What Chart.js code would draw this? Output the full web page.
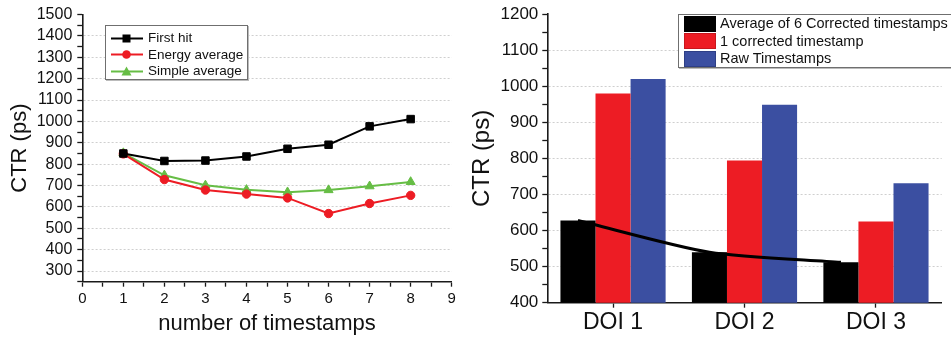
<!DOCTYPE html>
<html>
<head>
<meta charset="utf-8">
<script src="https://cdn.jsdelivr.net/npm/chart.js@4.4.1/dist/chart.umd.min.js"></script>
<style>
  html, body { margin: 0; padding: 0; background: #fff; }
  #wrap { position: relative; width: 951px; height: 338px; background: #fff; overflow: hidden; font-family: "Liberation Sans", Arial, sans-serif; }
  canvas { position: absolute; top: 0; }
  .legend { position: absolute; border: 1px solid #6f6f6f; background: #fff; box-sizing: border-box; box-shadow: 1px 1px 0 #bbb; color: #111; }
  .legend .row { display: flex; align-items: center; white-space: nowrap; }
  #leg1 { left: 105px; top: 25px; width: 143px; height: 55px; padding: 4px 0 0 4px; font-size: 13.5px; }
  #leg1 .row { height: 16.5px; line-height: 16.5px; }
  #leg1 svg { margin-right: 3px; }
  #leg2 { left: 678px; top: 14px; width: 274px; height: 54px; padding: 0 0 0 5px; font-size: 14.5px; }
  #leg2 .row { height: 17.5px; line-height: 17.5px; }
  #leg2 .sw { width: 32px; height: 16px; margin-right: 4px; box-sizing: border-box; }
</style>
</head>
<body>
<div id="wrap">
  <canvas id="c1" width="470" height="338" style="left:0px;width:470px;height:338px"></canvas>
  <canvas id="c2" width="481" height="338" style="left:470px;width:481px;height:338px"></canvas>
  <div id="leg1" class="legend"></div>
  <div id="leg2" class="legend"></div>
</div>
<script>
// ---------- data: left chart ----------
const timestampCounts = [1, 2, 3, 4, 5, 6, 7, 8];
const firstHit      = [850, 815, 817, 836, 872, 891, 977, 1011];
const energyAverage = [848, 728, 679, 660, 642, 569, 616, 654];
const simpleAverage = [852, 748, 701, 680, 669, 679, 697, 717];
const leftSeriesNames = ['First hit', 'Energy average', 'Simple average'];

// ---------- data: right chart ----------
const doiLabels = ['DOI 1', 'DOI 2', 'DOI 3'];
const avgSixCorrected = [628, 540, 512];
const oneCorrected    = [980, 794, 625];
const rawTimestamps   = [1020, 949, 731];
const rightSeriesNames = ['Average of 6 Corrected timestamps', '1 corrected timestamp', 'Raw Timestamps'];

// ---------- styles ----------
const FONT = '"Liberation Sans", Arial, sans-serif';
const BLACK = '#000000', RED = '#ED1C24', GREEN = '#66BD45', BLUE = '#3B4FA1';
const AXIS = '#1a1a1a', GRID = '#cfcfcf', TXT = '#111111';

Chart.defaults.font.family = FONT;
Chart.defaults.color = TXT;

function pts(xs, ys) { return xs.map((x, i) => ({ x: x, y: ys[i] })); }

// ---------- left chart ----------
const leftDatasets = [
  { label: leftSeriesNames[0], data: pts(timestampCounts, firstHit), borderColor: BLACK, backgroundColor: BLACK, pointStyle: 'rect', pointRadius: 5.3 },
  { label: leftSeriesNames[1], data: pts(timestampCounts, energyAverage), borderColor: RED, backgroundColor: RED, pointStyle: 'circle', pointRadius: 4.2 },
  { label: leftSeriesNames[2], data: pts(timestampCounts, simpleAverage), borderColor: GREEN, backgroundColor: GREEN, pointStyle: 'triangle', pointRadius: 5.2 }
].map(d => Object.assign(d, { borderWidth: 2, pointBorderWidth: 1, tension: 0, clip: false }));

const Y1MIN = 250, Y1MAX = 1500;
new Chart(document.getElementById('c1'), {
  type: 'line',
  data: { datasets: leftDatasets },
  options: {
    responsive: false, animation: false, devicePixelRatio: 1,
    layout: { padding: { left: 0, right: 18.3, top: 10, bottom: 0 } },
    plugins: { legend: { display: false }, tooltip: { enabled: false } },
    scales: {
      x: {
        type: 'linear', min: 0, max: 9,
        ticks: { stepSize: 0.5, autoSkip: false, maxRotation: 0, padding: 3, color: TXT,
                 font: { size: 15 }, callback: v => Number.isInteger(v) ? String(v) : '' },
        grid: { drawOnChartArea: false, tickLength: 5, tickColor: AXIS, tickWidth: 1.3 },
        border: { color: AXIS, width: 1.6 },
        title: { display: true, text: 'number of timestamps', color: TXT, font: { size: 22, lineHeight: 1 }, padding: { top: 0, bottom: 3 } },
        afterFit: s => { s.height = 56.3; }
      },
      y: {
        min: Y1MIN, max: Y1MAX,
        ticks: { stepSize: 50, autoSkip: false, padding: 5, color: TXT, font: { size: 16 },
                 callback: v => (v % 100 === 0) ? String(v) : '' },
        grid: { tickLength: 5, tickColor: AXIS, tickWidth: 1.3, lineWidth: 1,
                color: c => (c.tick && c.tick.value % 100 === 0 && c.tick.value > Y1MIN && c.tick.value < Y1MAX) ? GRID : 'rgba(0,0,0,0)' },
        border: { color: AXIS, width: 1.6, dash: [2, 2] },
        title: { display: true, text: 'CTR (ps)', color: TXT, font: { size: 22, lineHeight: 1 }, padding: { top: 9, bottom: 0 } },
        afterFit: s => { s.width = 82.3; }
      }
    }
  }
});

// ---------- right chart ----------
const CAT_PCT = 0.8, BAR_PCT = 1.0;
const nBars = 3;
const blackBarCentre = -CAT_PCT / 2 + (CAT_PCT / nBars) / 2; // centre of first bar inside its category
const catPts = vals => vals.map((v, i) => ({ x: i, y: v }));
const rightDatasets = [
  { type: 'line', label: 'trend', order: 0,
    data: avgSixCorrected.map((v, i) => ({ x: i + blackBarCentre, y: v })),
    borderColor: BLACK, borderWidth: 3, pointRadius: 0, tension: 0.25, fill: false },
  { label: rightSeriesNames[0], data: catPts(avgSixCorrected), backgroundColor: BLACK, borderColor: '#000', order: 1 },
  { label: rightSeriesNames[1], data: catPts(oneCorrected), backgroundColor: RED, borderColor: '#c8161d', order: 1 },
  { label: rightSeriesNames[2], data: catPts(rawTimestamps), backgroundColor: BLUE, borderColor: '#2e3f86', order: 1 }
];
rightDatasets.slice(1).forEach(d => Object.assign(d, { categoryPercentage: CAT_PCT, barPercentage: BAR_PCT, borderWidth: 0 }));

const Y2MIN = 400, Y2MAX = 1200;
new Chart(document.getElementById('c2'), {
  type: 'bar',
  data: { datasets: rightDatasets },
  options: {
    responsive: false, animation: false, devicePixelRatio: 1,
    layout: { padding: { left: 0, right: 9.3, top: 12.7, bottom: 0 } },
    plugins: { legend: { display: false }, tooltip: { enabled: false } },
    scales: {
      x: {
        type: 'linear', min: -0.5, max: doiLabels.length - 0.5, offset: false,
        afterBuildTicks: s => { s.ticks = doiLabels.map((_, i) => ({ value: i })); },
        ticks: { padding: 1, color: TXT, font: { size: 23 }, maxRotation: 0, autoSkip: false,
                 callback: v => doiLabels[v] !== undefined ? doiLabels[v] : '' },
        grid: { offset: false, drawOnChartArea: false, tickLength: 5, tickColor: AXIS, tickWidth: 1.3 },
        border: { color: AXIS, width: 1.6 },
        afterFit: s => { s.height = 35.3; }
      },
      y: {
        min: Y2MIN, max: Y2MAX,
        ticks: { stepSize: 50, autoSkip: false, padding: 4, color: TXT, font: { size: 17 },
                 callback: v => (v % 100 === 0) ? String(v) : '' },
        grid: { tickLength: 5, tickColor: AXIS, tickWidth: 1.3, lineWidth: 1,
                color: c => (c.tick && c.tick.value % 100 === 0 && c.tick.value > Y2MIN && c.tick.value < Y2MAX) ? GRID : 'rgba(0,0,0,0)' },
        border: { color: AXIS, width: 1.6, dash: [2, 2] },
        title: { display: true, text: 'CTR (ps)', color: TXT, font: { size: 24, lineHeight: 1 }, padding: { top: 0, bottom: 0 } },
        afterFit: s => { s.width = 77.3; }
      }
    }
  }
});

// ---------- HTML legends (real text) ----------
function markerSvg(color, style) {
  let m = '';
  if (style === 'rect') m = `<rect x="12.5" y="2.5" width="8" height="8" fill="${color}"/>`;
  else if (style === 'circle') m = `<circle cx="16.5" cy="6.5" r="4.3" fill="${color}"/>`;
  else m = `<polygon points="16.5,1.5 21.5,10.5 11.5,10.5" fill="${color}"/>`;
  return `<svg width="35" height="13" viewBox="0 0 35 13"><line x1="1" y1="6.5" x2="33" y2="6.5" stroke="${color}" stroke-width="2"/>${m}</svg>`;
}
const leg1 = document.getElementById('leg1');
leftDatasets.forEach(d => {
  const r = document.createElement('div');
  r.className = 'row';
  r.innerHTML = markerSvg(d.borderColor, d.pointStyle) + '<span></span>';
  r.querySelector('span').textContent = d.label;
  leg1.appendChild(r);
});
const leg2 = document.getElementById('leg2');
rightDatasets.slice(1).forEach(d => {
  const r = document.createElement('div');
  r.className = 'row';
  const sw = document.createElement('div');
  sw.className = 'sw';
  sw.style.background = d.backgroundColor;
  sw.style.border = '1px solid ' + d.borderColor;
  const t = document.createElement('span');
  t.textContent = d.label;
  r.appendChild(sw); r.appendChild(t);
  leg2.appendChild(r);
});
</script>
</body>
</html>
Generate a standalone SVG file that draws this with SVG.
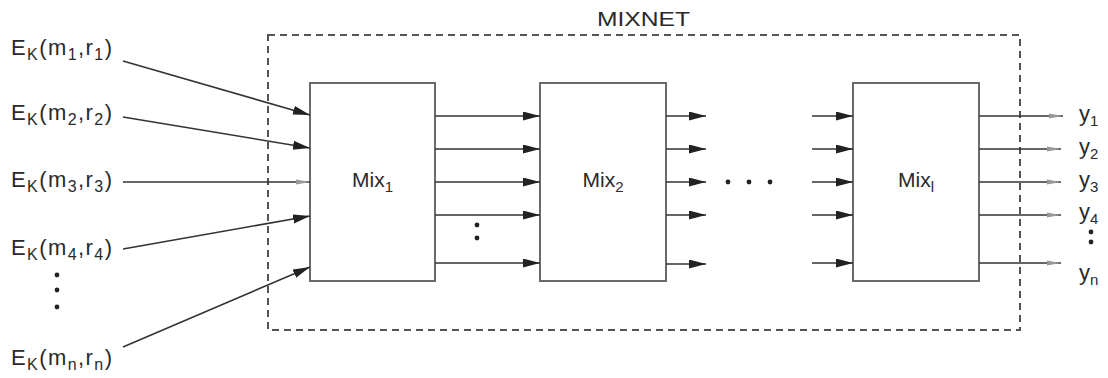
<svg xmlns="http://www.w3.org/2000/svg" width="1108" height="378" viewBox="0 0 1108 378">
<style>
  text { font-family: "Liberation Sans", Arial, sans-serif; fill: #2a2a2a; }
  .lbl { font-size: 21px; }
  .in { font-size: 22px; }
  .sub { font-size: 15px; }
  .isub { font-size: 16px; }
  .box { fill: #fff; stroke: #6a6a6a; stroke-width: 2; }
  .dash { fill: none; stroke: #555; stroke-width: 2; stroke-dasharray: 7 5; }
  .ln { fill: none; stroke: #333; stroke-width: 1.6; }
  .dot { fill: #222; }
</style>
<defs>
  <marker id="arr" markerUnits="userSpaceOnUse" markerWidth="18" markerHeight="10" refX="17" refY="4.5" orient="auto">
    <path d="M0,0 L17,4.5 L0,9 Z" fill="#222"/>
  </marker>
  <marker id="arrf" markerUnits="userSpaceOnUse" markerWidth="18" markerHeight="10" refX="17" refY="4.5" orient="auto">
    <path d="M3,2 L17,4.5 L3,7 Z" fill="#999"/>
  </marker>
</defs>
<rect width="1108" height="378" fill="#fff"/>

<g id="mixnet">
  <rect class="dash" x="268" y="35" width="752" height="295"/>
  <text class="lbl" x="597" y="26" textLength="93" lengthAdjust="spacingAndGlyphs">MIXNET</text>
</g>

<g id="mix1">
  <rect class="box" x="310" y="83" width="125" height="198"/>
  <text class="lbl" x="372.5" y="187" text-anchor="middle">Mix<tspan class="sub" dy="5">1</tspan></text>
</g>
<g id="mix2">
  <rect class="box" x="540" y="83" width="126" height="198"/>
  <text class="lbl" x="603" y="187" text-anchor="middle">Mix<tspan class="sub" dy="5">2</tspan></text>
</g>
<g id="mixl">
  <rect class="box" x="853" y="83" width="126" height="198"/>
  <text class="lbl" x="916" y="187" text-anchor="middle">Mix<tspan class="sub" dy="5">l</tspan></text>
</g>

<g id="inputs">
  <text class="in" x="11" y="55" textLength="101" lengthAdjust="spacing">E<tspan class="isub" dy="5">K</tspan><tspan dy="-5">(m</tspan><tspan class="isub" dy="5">1</tspan><tspan dy="-5">,r</tspan><tspan class="isub" dy="5">1</tspan><tspan dy="-5">)</tspan></text>
  <text class="in" x="11" y="120" textLength="101" lengthAdjust="spacing">E<tspan class="isub" dy="5">K</tspan><tspan dy="-5">(m</tspan><tspan class="isub" dy="5">2</tspan><tspan dy="-5">,r</tspan><tspan class="isub" dy="5">2</tspan><tspan dy="-5">)</tspan></text>
  <text class="in" x="11" y="187" textLength="101" lengthAdjust="spacing">E<tspan class="isub" dy="5">K</tspan><tspan dy="-5">(m</tspan><tspan class="isub" dy="5">3</tspan><tspan dy="-5">,r</tspan><tspan class="isub" dy="5">3</tspan><tspan dy="-5">)</tspan></text>
  <text class="in" x="11" y="255" textLength="101" lengthAdjust="spacing">E<tspan class="isub" dy="5">K</tspan><tspan dy="-5">(m</tspan><tspan class="isub" dy="5">4</tspan><tspan dy="-5">,r</tspan><tspan class="isub" dy="5">4</tspan><tspan dy="-5">)</tspan></text>
  <text class="in" x="11" y="365" textLength="101" lengthAdjust="spacing">E<tspan class="isub" dy="5">K</tspan><tspan dy="-5">(m</tspan><tspan class="isub" dy="5">n</tspan><tspan dy="-5">,r</tspan><tspan class="isub" dy="5">n</tspan><tspan dy="-5">)</tspan></text>
</g>

<g id="outputs">
  <text class="in" x="1079" y="121">y<tspan class="sub" dy="5">1</tspan></text>
  <text class="in" x="1079" y="154">y<tspan class="sub" dy="5">2</tspan></text>
  <text class="in" x="1079" y="187">y<tspan class="sub" dy="5">3</tspan></text>
  <text class="in" x="1079" y="219">y<tspan class="sub" dy="5">4</tspan></text>
  <text class="in" x="1079" y="280">y<tspan class="sub" dy="5">n</tspan></text>
</g>

<g id="ellipses">
  <circle class="dot" cx="57" cy="275" r="2.4"/>
  <circle class="dot" cx="57" cy="290" r="2.4"/>
  <circle class="dot" cx="57" cy="307" r="2.4"/>
  <circle class="dot" cx="477" cy="225" r="2.4"/>
  <circle class="dot" cx="477" cy="238" r="2.4"/>
  <circle class="dot" cx="728" cy="182" r="2.4"/>
  <circle class="dot" cx="749" cy="182" r="2.4"/>
  <circle class="dot" cx="770" cy="182" r="2.4"/>
  <circle class="dot" cx="1091" cy="232" r="2.4"/>
  <circle class="dot" cx="1091" cy="242" r="2.4"/>
</g>

<g id="connectors">
  <line class="ln" x1="123" y1="61" x2="310" y2="115" marker-end="url(#arr)"/>
  <line class="ln" x1="123" y1="117" x2="310" y2="148" marker-end="url(#arr)"/>
  <line class="ln" x1="123" y1="182" x2="310" y2="182" marker-end="url(#arrf)"/>
  <line class="ln" x1="123" y1="249" x2="310" y2="216" marker-end="url(#arr)"/>
  <line class="ln" x1="123" y1="347" x2="310" y2="267" marker-end="url(#arr)"/>

  <line class="ln" x1="435" y1="116" x2="540" y2="116" marker-end="url(#arr)"/>
  <line class="ln" x1="435" y1="149" x2="540" y2="149" marker-end="url(#arr)"/>
  <line class="ln" x1="435" y1="182" x2="540" y2="182" marker-end="url(#arr)"/>
  <line class="ln" x1="435" y1="215" x2="540" y2="215" marker-end="url(#arr)"/>
  <line class="ln" x1="435" y1="263" x2="540" y2="263" marker-end="url(#arr)"/>

  <line class="ln" x1="666" y1="116" x2="706" y2="116" marker-end="url(#arr)"/>
  <line class="ln" x1="666" y1="149" x2="706" y2="149" marker-end="url(#arr)"/>
  <line class="ln" x1="666" y1="182" x2="706" y2="182" marker-end="url(#arr)"/>
  <line class="ln" x1="666" y1="215" x2="706" y2="215" marker-end="url(#arr)"/>
  <line class="ln" x1="666" y1="264" x2="706" y2="264" marker-end="url(#arr)"/>

  <line class="ln" x1="812" y1="116" x2="853" y2="116" marker-end="url(#arr)"/>
  <line class="ln" x1="812" y1="149" x2="853" y2="149" marker-end="url(#arr)"/>
  <line class="ln" x1="812" y1="182" x2="853" y2="182" marker-end="url(#arr)"/>
  <line class="ln" x1="812" y1="215" x2="853" y2="215" marker-end="url(#arr)"/>
  <line class="ln" x1="812" y1="263" x2="853" y2="263" marker-end="url(#arr)"/>

  <line class="ln" x1="979" y1="116" x2="1063" y2="116" marker-end="url(#arrf)"/>
  <line class="ln" x1="979" y1="149" x2="1061" y2="149" marker-end="url(#arrf)"/>
  <line class="ln" x1="979" y1="182" x2="1061" y2="182" marker-end="url(#arrf)"/>
  <line class="ln" x1="979" y1="215" x2="1061" y2="215" marker-end="url(#arrf)"/>
  <line class="ln" x1="979" y1="263" x2="1061" y2="263" marker-end="url(#arrf)"/>
</g>
</svg>
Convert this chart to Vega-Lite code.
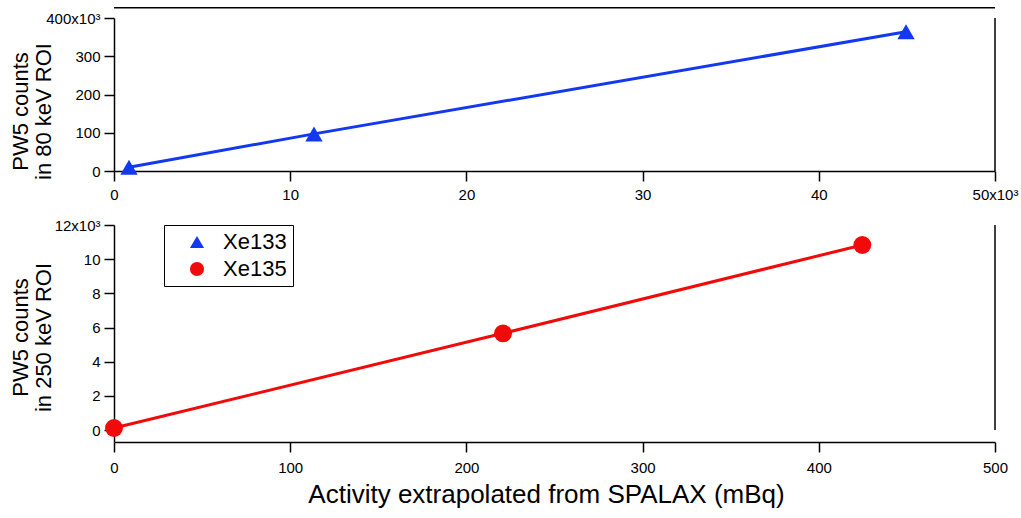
{
  "$schema": "https://vega.github.io/schema/vega-lite/v6.json",
  "background": "white",
  "padding": {"left": 8, "top": 6, "right": 5, "bottom": 5},
  "bounds": "flush",
  "spacing": 54,
  "config": {
    "font": "Liberation Sans",
    "view": {"stroke": null},
    "axis": {
      "grid": false,
      "domainColor": "black",
      "domainWidth": 1.5,
      "tickColor": "black",
      "tickWidth": 1.5,
      "tickSize": 10,
      "labelColor": "black",
      "labelFontSize": 15,
      "labelOverlap": false,
      "labelFlush": false,
      "labelFont": "Liberation Sans",
      "titleFont": "Liberation Sans",
      "titleColor": "black",
      "titleFontWeight": "normal"
    }
  },
  "resolve": {
    "scale": {"color": "independent", "shape": "independent"},
    "legend": {"color": "independent", "shape": "independent"}
  },
  "vconcat": [
    {
      "width": 881,
      "height": 153,
      "data": {"values": [
        {"isotope": "Xe133", "activity": 850, "counts": 10000},
        {"isotope": "Xe133", "activity": 11350, "counts": 97000},
        {"isotope": "Xe133", "activity": 44950, "counts": 364000}
      ]},
      "layer": [
        {
          "mark": {"type": "line", "color": "#1238f0", "strokeWidth": 3},
          "encoding": {
            "x": {"field": "activity", "type": "quantitative",
              "scale": {"domain": [0, 50000], "nice": false, "zero": false},
              "axis": {"values": [0, 10000, 20000, 30000, 40000, 50000], "tickCount": 20,
                "labelExpr": "datum.value == 50000 ? '50x10³' : format(datum.value/1000, 'd')",
                "labelOverlap": false, "labelFlush": false,
                "title": null, "labelPadding": 6}},
            "y": {"field": "counts", "type": "quantitative",
              "scale": {"domain": [0, 400000], "nice": false, "zero": false},
              "axis": {"values": [0, 100000, 200000, 300000, 400000], "tickCount": 20,
                "labelExpr": "datum.value == 400000 ? '400x10³' : format(datum.value/1000, 'd')",
                "labelOverlap": false, "labelFlush": false,
                "labelPadding": 4,
                "title": ["PW5 counts", "in 80 keV ROI"],
                "titleFontSize": 22, "titleLineHeight": 23,
                "titleX": -87, "titleY": 93, "titleBaseline": "alphabetic", "titleAlign": "center"}}
          }
        },
        {
          "mark": {"type": "point", "filled": true, "size": 300, "opacity": 1},
          "encoding": {
            "x": {"field": "activity", "type": "quantitative"},
            "y": {"field": "counts", "type": "quantitative"},
            "color": {"field": "isotope", "type": "nominal",
              "scale": {"domain": ["Xe133", "Xe135"], "range": ["#1238f0", "#f00a0a"]}, "legend": null},
            "shape": {"field": "isotope", "type": "nominal",
              "scale": {"domain": ["Xe133", "Xe135"], "range": ["triangle-up", "circle"]}, "legend": null}
          }
        },
        {
          "data": {"values": [{}]},
          "mark": {"type": "rule", "color": "black", "strokeWidth": 1.5},
          "encoding": {"x": {"datum": 0}, "x2": {"datum": 50000}, "y": {"datum": 427000}}
        },
        {
          "data": {"values": [{}]},
          "mark": {"type": "rule", "color": "black", "strokeWidth": 1.5},
          "encoding": {"x": {"datum": 50000}, "y": {"datum": 0}, "y2": {"datum": 400000}}
        }
      ]
    },
    {
      "width": 881,
      "height": 217,
      "data": {"values": [
        {"isotope": "Xe135", "activity": 0, "counts": 120},
        {"isotope": "Xe135", "activity": 220.8, "counts": 5660},
        {"isotope": "Xe135", "activity": 424.7, "counts": 10830}
      ]},
      "layer": [
        {
          "mark": {"type": "line", "color": "#f00a0a", "strokeWidth": 3},
          "encoding": {
            "x": {"field": "activity", "type": "quantitative",
              "scale": {"domain": [0, 500], "nice": false, "zero": false},
              "axis": {"values": [0, 100, 200, 300, 400, 500], "tickCount": 20,
                "labelOverlap": false, "labelFlush": false,
                "labelPadding": 8,
                "title": "Activity extrapolated from SPALAX (mBq)",
                "titleFontSize": 26, "titlePadding": 6, "titleX": 432}},
            "y": {"field": "counts", "type": "quantitative",
              "scale": {"domain": [-700, 12000], "nice": false, "zero": false},
              "axis": {"values": [0, 2000, 4000, 6000, 8000, 10000, 12000], "tickCount": 20,
                "labelExpr": "datum.value == 12000 ? '12x10³' : format(datum.value/1000, 'd')",
                "labelOverlap": false, "labelFlush": false,
                "labelPadding": 4,
                "title": ["PW5 counts", "in 250 keV ROI"],
                "titleFontSize": 22, "titleLineHeight": 23,
                "titleX": -87, "titleY": 112, "titleBaseline": "alphabetic", "titleAlign": "center"}}
          }
        },
        {
          "mark": {"type": "point", "filled": true, "size": 320, "opacity": 1},
          "encoding": {
            "x": {"field": "activity", "type": "quantitative"},
            "y": {"field": "counts", "type": "quantitative"},
            "color": {"field": "isotope", "type": "nominal",
              "scale": {"domain": ["Xe133", "Xe135"], "range": ["#1238f0", "#f00a0a"]},
              "legend": {"orient": "none", "legendX": 50, "legendY": 0, "title": null,
                "values": ["Xe133", "Xe135"],
                "fillColor": "white", "strokeColor": "black", "padding": 6,
                "symbolSize": 200, "symbolStrokeWidth": 0, "symbolOffset": 16,
                "labelFontSize": 22, "labelColor": "black", "labelOffset": 15, "rowPadding": 5}},
            "shape": {"field": "isotope", "type": "nominal",
              "scale": {"domain": ["Xe133", "Xe135"], "range": ["triangle-up", "circle"]},
              "legend": {"orient": "none", "legendX": 50, "legendY": 0, "title": null,
                "values": ["Xe133", "Xe135"],
                "fillColor": "white", "strokeColor": "black", "padding": 6,
                "symbolSize": 200, "symbolStrokeWidth": 0, "symbolOffset": 16,
                "labelFontSize": 22, "labelColor": "black", "labelOffset": 15, "rowPadding": 5}}
          }
        },
        {
          "data": {"values": [{}]},
          "mark": {"type": "rule", "color": "black", "strokeWidth": 1.5},
          "encoding": {"x": {"datum": 500}, "y": {"datum": 0}, "y2": {"datum": 12000}}
        }
      ]
    }
  ]
}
========
* _Task description_
Provide the number of lines in the entries that include "this", and no other text.

* _The completed task_
3